2. Gaussian Naive Bayes: Naive Bayes is a popular classification algorithm that assumes the features are conditionally independent given the class label. When the features are continuous, Gaussian Naive Bayes assumes that each class’s feature values follow a Gaussian distribution. This assumption allows for efficient parameter estimation and probability calculations, making Gaussian Naive Bayes a simple yet effective algorithm for classification tasks.
3. Gaussian Processes: Gaussian processes (GPs) are flexible non-parametric models used for regression and probabilistic modeling. GPs define a prior distribution over functions, where any finite set of function values follows a multivariate Gaussian distribution. With a suitable choice of covariance function (also known as a kernel), GPs can capture complex patterns and uncertainties in the data. They are widely used in tasks such as spatial modeling, time series analysis, and Bayesian optimization.
4. Maximum Likelihood Estimation (MLE): MLE is a common approach for estimating the parameters of a probabilistic model. When the model assumes a Gaussian distribution for the data, MLE involves finding the mean and covariance that maximize the likelihood of observing the given data. This estimation technique is widely used in various machine learning algorithms, including linear regression, Gaussian mixture models, and hidden Markov models.
5. Principal Component Analysis (PCA): PCA is a dimensionality reduction technique that aims to find a lower-dimensional representation of the data while preserving its most important features. In PCA, the data is transformed into a new coordinate system defined by the principal components, which are obtained by finding the eigenvectors of the covariance matrix of the data. The assumption of Gaussian distribution is often made when performing PCA, allowing the method to capture the maximum variance in the data.

Noise

In the context of data analysis, noise refers to random variations or disturbances that can be present in data. It represents unwanted or irrelevant information that can affect the accuracy or precision of measurements or observations. Noise can arise from various sources such as measurement errors, sensor limitations, data transmission issues, or inherent variability in the system being studied.

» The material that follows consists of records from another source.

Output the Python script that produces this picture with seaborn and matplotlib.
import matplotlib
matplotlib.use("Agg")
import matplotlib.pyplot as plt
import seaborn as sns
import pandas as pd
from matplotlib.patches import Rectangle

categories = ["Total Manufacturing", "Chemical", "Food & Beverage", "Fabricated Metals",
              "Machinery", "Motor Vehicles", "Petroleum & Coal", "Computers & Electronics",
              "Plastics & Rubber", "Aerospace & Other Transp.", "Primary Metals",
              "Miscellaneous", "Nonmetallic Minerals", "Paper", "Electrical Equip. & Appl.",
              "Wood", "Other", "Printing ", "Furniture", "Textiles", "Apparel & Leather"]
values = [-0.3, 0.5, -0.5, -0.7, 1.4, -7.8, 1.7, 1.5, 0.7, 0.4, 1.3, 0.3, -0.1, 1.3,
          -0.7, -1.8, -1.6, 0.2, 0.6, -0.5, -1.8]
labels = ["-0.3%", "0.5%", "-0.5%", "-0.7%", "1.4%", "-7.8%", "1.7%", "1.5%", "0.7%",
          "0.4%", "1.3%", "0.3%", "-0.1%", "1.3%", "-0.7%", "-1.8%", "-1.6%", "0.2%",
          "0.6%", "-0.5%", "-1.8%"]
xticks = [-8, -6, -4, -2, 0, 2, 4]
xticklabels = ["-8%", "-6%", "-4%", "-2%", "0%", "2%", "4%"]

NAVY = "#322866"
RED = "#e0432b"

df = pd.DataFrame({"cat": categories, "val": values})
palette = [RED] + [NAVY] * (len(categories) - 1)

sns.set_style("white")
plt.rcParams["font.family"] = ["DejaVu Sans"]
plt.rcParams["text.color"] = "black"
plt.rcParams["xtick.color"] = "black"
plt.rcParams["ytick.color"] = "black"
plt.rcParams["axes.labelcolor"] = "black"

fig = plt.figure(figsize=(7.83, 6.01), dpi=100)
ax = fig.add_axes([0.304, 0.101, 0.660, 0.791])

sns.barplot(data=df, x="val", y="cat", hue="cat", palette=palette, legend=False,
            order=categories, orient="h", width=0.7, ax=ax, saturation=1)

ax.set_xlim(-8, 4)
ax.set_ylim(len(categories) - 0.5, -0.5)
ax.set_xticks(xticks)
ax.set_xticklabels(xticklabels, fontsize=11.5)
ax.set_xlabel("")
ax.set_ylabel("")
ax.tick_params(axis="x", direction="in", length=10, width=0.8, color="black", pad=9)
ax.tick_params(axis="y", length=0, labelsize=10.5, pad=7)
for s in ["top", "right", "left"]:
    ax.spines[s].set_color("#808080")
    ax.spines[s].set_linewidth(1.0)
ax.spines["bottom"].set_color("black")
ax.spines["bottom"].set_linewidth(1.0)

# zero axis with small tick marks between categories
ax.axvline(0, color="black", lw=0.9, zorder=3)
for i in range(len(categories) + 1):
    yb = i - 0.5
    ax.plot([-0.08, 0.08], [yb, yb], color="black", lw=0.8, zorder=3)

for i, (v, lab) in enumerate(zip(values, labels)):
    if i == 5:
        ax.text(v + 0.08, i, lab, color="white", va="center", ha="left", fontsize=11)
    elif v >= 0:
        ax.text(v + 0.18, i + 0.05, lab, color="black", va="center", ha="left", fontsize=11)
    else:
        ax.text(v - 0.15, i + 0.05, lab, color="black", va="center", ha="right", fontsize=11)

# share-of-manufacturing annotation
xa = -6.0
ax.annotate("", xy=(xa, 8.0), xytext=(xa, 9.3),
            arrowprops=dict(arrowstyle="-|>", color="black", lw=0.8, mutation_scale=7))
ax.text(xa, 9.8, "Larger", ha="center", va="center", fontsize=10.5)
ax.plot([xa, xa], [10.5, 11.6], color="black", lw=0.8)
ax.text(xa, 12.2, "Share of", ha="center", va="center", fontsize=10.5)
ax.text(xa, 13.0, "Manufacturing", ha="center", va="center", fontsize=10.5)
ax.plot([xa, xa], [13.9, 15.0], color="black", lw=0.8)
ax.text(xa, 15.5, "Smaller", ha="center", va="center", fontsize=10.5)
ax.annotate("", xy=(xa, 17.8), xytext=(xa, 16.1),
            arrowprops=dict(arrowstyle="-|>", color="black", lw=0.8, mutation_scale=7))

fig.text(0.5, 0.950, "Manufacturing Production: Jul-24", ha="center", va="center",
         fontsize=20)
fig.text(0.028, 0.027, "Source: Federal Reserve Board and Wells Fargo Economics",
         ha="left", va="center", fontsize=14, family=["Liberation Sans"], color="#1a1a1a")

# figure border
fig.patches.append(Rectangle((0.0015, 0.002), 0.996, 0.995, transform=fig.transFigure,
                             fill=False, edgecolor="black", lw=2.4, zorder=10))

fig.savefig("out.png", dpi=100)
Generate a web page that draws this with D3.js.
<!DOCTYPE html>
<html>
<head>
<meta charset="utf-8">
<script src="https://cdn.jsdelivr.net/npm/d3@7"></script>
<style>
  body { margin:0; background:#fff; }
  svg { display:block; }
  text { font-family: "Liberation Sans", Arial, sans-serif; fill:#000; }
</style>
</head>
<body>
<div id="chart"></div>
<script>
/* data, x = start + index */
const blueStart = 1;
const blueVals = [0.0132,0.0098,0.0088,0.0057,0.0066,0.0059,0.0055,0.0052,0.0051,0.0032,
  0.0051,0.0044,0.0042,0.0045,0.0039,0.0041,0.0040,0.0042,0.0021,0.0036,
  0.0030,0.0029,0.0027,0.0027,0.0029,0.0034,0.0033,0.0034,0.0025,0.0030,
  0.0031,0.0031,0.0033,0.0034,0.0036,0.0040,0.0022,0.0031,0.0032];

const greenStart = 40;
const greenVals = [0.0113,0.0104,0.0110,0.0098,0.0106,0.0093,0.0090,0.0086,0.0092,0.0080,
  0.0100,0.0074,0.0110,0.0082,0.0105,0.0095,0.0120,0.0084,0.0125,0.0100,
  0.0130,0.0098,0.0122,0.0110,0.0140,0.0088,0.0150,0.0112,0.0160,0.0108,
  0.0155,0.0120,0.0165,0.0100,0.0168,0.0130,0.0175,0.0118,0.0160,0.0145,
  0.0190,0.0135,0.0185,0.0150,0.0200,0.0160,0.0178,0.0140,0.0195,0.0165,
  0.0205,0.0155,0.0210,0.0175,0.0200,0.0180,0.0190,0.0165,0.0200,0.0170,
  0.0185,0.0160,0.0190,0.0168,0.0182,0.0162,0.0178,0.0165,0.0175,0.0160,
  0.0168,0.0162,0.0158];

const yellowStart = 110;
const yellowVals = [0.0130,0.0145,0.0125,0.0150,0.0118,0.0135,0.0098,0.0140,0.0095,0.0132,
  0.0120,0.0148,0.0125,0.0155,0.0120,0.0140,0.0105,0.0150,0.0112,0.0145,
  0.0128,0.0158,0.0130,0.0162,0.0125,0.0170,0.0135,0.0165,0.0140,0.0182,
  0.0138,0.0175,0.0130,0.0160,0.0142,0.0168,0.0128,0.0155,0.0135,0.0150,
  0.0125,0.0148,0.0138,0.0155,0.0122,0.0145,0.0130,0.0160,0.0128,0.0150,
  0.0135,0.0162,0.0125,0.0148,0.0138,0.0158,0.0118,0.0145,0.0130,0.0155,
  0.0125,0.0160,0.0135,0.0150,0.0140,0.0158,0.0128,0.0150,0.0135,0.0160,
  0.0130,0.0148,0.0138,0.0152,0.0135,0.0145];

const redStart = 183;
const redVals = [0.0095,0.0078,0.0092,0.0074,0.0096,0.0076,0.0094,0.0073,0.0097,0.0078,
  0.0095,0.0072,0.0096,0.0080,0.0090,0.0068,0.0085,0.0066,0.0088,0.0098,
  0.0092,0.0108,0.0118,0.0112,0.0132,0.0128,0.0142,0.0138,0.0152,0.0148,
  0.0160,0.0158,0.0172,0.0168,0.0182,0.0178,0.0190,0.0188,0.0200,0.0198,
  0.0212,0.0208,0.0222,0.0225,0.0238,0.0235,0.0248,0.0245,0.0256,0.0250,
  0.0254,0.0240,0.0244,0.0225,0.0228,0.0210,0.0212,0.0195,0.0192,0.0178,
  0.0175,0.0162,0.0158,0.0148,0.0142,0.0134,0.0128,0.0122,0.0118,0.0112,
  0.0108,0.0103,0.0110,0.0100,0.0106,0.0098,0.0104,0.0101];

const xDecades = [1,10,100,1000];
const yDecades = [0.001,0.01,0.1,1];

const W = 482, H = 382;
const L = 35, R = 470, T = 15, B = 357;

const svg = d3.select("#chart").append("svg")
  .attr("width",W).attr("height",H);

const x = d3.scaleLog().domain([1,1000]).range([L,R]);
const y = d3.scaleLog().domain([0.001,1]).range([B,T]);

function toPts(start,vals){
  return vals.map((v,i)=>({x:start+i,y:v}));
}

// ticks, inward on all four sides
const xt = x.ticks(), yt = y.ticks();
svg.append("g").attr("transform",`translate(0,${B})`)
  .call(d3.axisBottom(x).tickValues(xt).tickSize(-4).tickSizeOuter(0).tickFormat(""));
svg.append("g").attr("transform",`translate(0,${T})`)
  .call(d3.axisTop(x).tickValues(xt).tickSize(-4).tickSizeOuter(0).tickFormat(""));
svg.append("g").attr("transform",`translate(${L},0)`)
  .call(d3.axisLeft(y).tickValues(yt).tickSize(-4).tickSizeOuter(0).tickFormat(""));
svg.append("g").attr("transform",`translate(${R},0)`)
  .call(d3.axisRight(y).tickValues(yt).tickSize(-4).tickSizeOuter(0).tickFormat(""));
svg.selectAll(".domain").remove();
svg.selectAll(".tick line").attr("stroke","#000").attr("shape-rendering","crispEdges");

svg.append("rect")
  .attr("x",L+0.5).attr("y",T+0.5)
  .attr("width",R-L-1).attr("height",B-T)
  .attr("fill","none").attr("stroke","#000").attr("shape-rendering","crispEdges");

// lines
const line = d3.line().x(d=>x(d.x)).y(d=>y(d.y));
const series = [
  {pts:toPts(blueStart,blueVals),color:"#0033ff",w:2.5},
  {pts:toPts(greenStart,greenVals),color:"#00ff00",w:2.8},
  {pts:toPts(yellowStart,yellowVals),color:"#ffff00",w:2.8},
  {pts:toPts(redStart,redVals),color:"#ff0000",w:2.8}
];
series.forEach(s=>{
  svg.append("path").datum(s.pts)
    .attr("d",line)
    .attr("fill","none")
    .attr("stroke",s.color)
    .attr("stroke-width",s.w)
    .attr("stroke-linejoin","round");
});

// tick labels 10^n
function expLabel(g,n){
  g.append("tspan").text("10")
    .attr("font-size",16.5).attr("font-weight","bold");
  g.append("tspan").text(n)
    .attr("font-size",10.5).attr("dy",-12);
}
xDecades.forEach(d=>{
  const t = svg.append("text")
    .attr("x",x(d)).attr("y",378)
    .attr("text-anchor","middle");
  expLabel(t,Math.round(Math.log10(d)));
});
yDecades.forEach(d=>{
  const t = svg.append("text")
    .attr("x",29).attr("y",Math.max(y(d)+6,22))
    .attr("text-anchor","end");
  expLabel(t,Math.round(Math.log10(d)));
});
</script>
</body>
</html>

Adding Gaussian noise to data involves introducing random variations following a Gaussian or normal distribution. The process involves generating random numbers from a Gaussian distribution and adding them to the original data points. The mean and standard deviation of the Gaussian distribution determine the characteristics of the added noise. The mean of the Gaussian noise determines the shift or offset applied to the data, while the standard deviation controls the spread or magnitude of the noise.

Advantages

The advantages of using Gaussian noise in tabular data are as follows:

1. Realistic Assumption: In many real-world scenarios, noise tends to follow a Gaussian distribution. By adding Gaussian noise to tabular data, you can mimic the natural variability and uncertainty present in the data-generating process.
2. Statistical Properties: Gaussian noise has well-defined statistical properties, making it convenient for data analysis. The central limit theorem states that the sum or average of independent random variables, including Gaussian variables, tends to follow a Gaussian distribution. This property allows for the application of various statistical techniques that assume normality.
3. Interpretable Results: Gaussian noise preserves the interpretability of the data. When analyzing the noisy data, the underlying structure and relationships between variables remain intact, even though they may be obscured by the noise. This is particularly advantageous when conducting exploratory data analysis or modeling, as it allows for meaningful insights and interpretation.
4. Simplicity and Flexibility: Adding Gaussian noise is a straightforward process that requires only specifying the mean and standard deviation. This simplicity allows for easy manipulation and control over the noise level. Additionally, the Gaussian distribution is flexible, allowing for a wide range of noise magnitudes and patterns.
5. Compatibility with Existing Methods: Many statistical and machine learning algorithms assume that the data or residuals are normally distributed. By adding Gaussian noise to the data, you align it more closely with these assumptions, enabling the use of such methods without violating their underlying assumptions.

Conclusion

The Gaussian distribution, also known as the normal distribution or bell curve, is a fundamental concept in statistics and probability theory. It is widely used in machine learning for various purposes, including probabilistic modeling, statistical inference, and algorithm design. The Gaussian distribution provides a mathematical framework to describe the behavior of data, assuming a bell-shaped curve with the majority of values clustering around the mean.

In machine learning, the Gaussian distribution finds application in several areas. Gaussian Mixture Models (GMMs) use a mixture of Gaussian distributions to capture underlying data structures and are employed for clustering, density estimation, and data generation tasks. Gaussian Naive Bayes is a classification algorithm that assumes the features follow Gaussian distributions, allowing for efficient parameter estimation and probability calculations.